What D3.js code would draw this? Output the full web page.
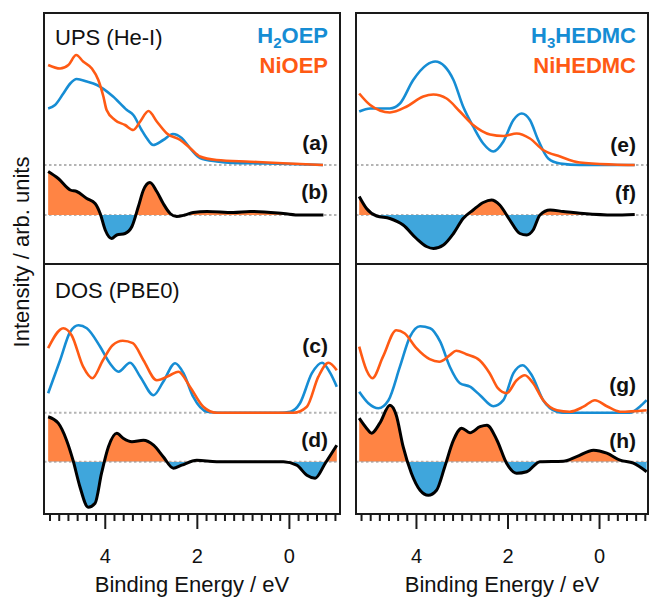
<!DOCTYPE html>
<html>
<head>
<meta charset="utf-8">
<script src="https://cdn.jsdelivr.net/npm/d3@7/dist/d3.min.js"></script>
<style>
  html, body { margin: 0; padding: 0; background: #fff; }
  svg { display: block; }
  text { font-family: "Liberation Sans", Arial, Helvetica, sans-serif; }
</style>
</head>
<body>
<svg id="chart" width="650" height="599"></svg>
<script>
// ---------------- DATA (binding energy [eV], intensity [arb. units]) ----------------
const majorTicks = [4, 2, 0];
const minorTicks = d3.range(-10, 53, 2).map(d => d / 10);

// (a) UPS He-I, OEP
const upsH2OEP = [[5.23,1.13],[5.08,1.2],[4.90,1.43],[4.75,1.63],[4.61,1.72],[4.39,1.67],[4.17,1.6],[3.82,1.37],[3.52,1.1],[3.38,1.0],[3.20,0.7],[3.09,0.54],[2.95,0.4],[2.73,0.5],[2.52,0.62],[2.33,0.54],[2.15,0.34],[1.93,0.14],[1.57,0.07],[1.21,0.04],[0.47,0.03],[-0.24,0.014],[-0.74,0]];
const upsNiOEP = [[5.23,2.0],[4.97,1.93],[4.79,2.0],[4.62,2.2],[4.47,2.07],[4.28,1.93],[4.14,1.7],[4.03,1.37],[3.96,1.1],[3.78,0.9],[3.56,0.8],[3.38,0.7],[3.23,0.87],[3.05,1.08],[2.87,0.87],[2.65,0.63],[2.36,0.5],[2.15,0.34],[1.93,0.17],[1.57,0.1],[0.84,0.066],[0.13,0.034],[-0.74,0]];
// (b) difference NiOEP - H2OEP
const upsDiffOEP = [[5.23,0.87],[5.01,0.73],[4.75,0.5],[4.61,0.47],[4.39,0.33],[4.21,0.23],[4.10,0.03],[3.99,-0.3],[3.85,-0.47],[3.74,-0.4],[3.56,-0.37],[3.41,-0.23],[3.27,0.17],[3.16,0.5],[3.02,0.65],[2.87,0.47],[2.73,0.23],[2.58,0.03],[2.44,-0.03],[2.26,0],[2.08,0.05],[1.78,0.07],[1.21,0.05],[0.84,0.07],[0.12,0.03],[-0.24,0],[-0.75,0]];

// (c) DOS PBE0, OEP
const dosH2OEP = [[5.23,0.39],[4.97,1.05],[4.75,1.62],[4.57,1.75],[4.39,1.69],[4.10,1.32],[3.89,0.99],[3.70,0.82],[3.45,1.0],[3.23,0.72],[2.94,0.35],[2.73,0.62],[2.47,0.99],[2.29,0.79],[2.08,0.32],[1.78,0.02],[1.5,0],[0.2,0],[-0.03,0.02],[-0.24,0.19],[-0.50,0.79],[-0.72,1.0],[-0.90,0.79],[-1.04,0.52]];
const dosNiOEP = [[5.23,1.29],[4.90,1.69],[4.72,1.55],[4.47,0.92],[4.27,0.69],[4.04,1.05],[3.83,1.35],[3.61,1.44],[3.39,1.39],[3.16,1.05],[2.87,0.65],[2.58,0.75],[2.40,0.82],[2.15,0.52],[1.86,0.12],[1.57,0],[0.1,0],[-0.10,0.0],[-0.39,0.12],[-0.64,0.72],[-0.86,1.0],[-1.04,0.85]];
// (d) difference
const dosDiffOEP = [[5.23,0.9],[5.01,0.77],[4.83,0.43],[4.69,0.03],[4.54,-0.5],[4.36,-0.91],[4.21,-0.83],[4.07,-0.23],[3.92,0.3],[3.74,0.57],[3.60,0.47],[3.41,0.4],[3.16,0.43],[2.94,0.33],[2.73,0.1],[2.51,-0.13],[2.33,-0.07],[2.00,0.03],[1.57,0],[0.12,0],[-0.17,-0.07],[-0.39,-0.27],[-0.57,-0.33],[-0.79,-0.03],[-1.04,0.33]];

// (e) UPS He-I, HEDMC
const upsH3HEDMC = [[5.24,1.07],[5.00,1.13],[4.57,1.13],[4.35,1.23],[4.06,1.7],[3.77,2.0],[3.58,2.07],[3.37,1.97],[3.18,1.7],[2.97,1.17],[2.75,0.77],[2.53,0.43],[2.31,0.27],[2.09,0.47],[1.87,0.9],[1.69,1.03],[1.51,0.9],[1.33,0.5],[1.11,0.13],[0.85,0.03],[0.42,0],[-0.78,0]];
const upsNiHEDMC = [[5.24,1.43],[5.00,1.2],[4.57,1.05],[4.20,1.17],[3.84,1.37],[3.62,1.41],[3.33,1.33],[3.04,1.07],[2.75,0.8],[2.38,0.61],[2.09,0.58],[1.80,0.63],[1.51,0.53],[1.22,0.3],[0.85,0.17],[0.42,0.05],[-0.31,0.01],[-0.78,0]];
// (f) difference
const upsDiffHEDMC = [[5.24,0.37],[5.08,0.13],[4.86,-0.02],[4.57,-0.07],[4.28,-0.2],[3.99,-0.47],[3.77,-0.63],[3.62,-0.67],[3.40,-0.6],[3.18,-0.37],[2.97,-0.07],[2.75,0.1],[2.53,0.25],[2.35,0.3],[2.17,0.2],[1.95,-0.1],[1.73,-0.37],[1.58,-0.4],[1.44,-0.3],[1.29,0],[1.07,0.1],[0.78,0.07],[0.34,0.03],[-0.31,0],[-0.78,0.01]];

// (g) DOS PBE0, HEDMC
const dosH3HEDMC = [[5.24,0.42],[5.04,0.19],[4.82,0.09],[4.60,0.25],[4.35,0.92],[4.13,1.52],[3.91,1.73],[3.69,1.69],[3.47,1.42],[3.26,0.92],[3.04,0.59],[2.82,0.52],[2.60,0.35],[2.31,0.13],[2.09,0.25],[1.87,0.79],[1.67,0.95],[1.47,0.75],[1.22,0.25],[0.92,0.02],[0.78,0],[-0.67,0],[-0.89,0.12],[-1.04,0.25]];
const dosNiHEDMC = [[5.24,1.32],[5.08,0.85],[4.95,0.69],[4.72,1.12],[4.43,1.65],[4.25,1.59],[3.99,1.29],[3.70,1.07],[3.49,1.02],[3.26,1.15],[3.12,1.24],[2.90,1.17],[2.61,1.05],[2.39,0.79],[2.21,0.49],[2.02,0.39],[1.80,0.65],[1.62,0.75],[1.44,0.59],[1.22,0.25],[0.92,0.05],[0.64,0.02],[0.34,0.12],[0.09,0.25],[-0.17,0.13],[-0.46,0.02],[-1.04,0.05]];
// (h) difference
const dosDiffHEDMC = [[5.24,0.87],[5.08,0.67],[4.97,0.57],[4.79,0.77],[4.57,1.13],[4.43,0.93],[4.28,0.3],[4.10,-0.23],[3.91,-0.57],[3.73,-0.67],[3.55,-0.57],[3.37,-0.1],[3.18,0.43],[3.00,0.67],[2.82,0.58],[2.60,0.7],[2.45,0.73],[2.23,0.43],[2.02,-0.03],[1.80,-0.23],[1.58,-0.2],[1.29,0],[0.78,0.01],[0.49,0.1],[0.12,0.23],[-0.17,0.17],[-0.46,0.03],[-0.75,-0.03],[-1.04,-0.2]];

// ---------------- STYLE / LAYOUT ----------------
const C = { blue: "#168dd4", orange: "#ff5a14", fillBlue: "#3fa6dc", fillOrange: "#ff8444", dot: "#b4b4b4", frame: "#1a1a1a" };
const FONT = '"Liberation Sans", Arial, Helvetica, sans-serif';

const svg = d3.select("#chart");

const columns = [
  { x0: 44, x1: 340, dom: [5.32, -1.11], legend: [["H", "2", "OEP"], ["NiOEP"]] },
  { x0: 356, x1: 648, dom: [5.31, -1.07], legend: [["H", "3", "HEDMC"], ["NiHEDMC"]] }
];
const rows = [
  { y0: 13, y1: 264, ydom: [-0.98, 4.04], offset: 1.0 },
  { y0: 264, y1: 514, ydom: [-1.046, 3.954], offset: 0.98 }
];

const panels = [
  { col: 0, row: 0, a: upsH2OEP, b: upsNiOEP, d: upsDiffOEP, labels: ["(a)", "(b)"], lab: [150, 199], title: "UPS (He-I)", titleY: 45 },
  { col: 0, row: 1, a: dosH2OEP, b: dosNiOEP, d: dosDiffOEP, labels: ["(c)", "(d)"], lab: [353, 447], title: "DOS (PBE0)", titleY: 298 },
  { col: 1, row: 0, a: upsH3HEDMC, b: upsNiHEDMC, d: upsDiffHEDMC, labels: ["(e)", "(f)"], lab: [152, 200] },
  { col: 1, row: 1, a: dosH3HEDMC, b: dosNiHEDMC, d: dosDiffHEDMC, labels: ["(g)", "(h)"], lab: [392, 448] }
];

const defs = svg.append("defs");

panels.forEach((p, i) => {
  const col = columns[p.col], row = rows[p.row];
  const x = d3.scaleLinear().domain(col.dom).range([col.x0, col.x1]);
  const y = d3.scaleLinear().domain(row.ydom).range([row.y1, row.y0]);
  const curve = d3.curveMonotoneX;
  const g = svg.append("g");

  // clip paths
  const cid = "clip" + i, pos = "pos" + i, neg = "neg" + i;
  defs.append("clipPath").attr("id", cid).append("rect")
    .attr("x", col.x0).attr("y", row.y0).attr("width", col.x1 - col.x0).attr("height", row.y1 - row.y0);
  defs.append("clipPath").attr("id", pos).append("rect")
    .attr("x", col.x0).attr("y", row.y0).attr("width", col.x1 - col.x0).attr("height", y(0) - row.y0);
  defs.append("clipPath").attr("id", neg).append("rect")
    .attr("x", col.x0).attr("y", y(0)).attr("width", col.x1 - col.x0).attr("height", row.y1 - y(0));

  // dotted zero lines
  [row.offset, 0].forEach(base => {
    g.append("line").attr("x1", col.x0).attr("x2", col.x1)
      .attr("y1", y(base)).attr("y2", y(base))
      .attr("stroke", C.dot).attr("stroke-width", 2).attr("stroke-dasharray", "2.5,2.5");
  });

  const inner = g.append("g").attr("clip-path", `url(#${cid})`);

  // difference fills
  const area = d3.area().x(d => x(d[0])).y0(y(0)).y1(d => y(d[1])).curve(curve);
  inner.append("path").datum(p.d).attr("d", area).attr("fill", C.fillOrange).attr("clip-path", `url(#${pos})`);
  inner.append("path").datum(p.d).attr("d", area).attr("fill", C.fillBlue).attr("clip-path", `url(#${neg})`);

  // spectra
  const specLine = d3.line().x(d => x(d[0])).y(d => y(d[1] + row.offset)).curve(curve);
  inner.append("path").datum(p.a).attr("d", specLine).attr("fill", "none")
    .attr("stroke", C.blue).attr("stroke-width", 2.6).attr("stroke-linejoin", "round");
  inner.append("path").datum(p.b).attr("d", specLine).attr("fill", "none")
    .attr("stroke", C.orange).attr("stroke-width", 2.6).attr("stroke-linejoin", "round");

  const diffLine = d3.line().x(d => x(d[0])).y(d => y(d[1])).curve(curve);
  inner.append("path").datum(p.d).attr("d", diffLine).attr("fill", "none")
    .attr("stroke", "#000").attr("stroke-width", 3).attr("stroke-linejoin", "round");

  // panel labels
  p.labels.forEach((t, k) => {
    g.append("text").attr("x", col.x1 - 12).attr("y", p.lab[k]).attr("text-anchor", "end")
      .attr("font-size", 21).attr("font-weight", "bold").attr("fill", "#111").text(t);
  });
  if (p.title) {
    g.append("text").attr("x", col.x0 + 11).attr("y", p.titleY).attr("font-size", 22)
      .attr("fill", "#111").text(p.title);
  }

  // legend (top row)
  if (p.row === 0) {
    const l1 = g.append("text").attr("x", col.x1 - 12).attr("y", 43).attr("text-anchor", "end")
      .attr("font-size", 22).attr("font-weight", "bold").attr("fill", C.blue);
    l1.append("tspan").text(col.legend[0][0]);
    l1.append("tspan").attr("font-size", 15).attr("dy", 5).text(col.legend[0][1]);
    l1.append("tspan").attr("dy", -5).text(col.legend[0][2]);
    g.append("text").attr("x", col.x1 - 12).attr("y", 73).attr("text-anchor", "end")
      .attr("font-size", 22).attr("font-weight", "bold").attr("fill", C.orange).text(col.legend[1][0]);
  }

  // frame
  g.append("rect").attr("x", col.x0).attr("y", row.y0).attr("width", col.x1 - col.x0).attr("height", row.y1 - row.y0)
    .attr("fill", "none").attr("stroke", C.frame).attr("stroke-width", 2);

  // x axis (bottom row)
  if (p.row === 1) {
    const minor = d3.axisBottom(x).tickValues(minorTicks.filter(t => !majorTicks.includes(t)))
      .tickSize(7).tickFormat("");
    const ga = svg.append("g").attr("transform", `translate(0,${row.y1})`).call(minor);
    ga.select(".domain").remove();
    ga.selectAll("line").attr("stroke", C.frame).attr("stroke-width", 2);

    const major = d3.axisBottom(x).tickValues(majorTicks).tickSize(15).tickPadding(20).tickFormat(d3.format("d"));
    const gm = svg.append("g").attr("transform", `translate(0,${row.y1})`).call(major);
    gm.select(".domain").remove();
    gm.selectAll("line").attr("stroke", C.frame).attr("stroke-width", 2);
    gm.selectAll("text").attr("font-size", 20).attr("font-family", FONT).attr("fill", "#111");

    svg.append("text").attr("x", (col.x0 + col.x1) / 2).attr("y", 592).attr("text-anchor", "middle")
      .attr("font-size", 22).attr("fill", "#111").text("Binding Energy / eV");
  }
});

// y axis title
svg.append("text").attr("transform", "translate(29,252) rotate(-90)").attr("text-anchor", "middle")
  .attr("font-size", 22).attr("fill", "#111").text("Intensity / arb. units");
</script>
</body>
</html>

== == ==

» **Given task**:
Omitting all pictures, restate exactly the lines of the material from its start through the line that contains "const minorTicks = d3.range(-10, 53, 2).map(d".

» **Exercise result**:
What D3.js code would draw this? Output the full web page.
<!DOCTYPE html>
<html>
<head>
<meta charset="utf-8">
<script src="https://cdn.jsdelivr.net/npm/d3@7/dist/d3.min.js"></script>
<style>
  html, body { margin: 0; padding: 0; background: #fff; }
  svg { display: block; }
  text { font-family: "Liberation Sans", Arial, Helvetica, sans-serif; }
</style>
</head>
<body>
<svg id="chart" width="650" height="599"></svg>
<script>
// ---------------- DATA (binding energy [eV], intensity [arb. units]) ----------------
const majorTicks = [4, 2, 0];
const minorTicks = d3.range(-10, 53, 2).map(d => d / 10);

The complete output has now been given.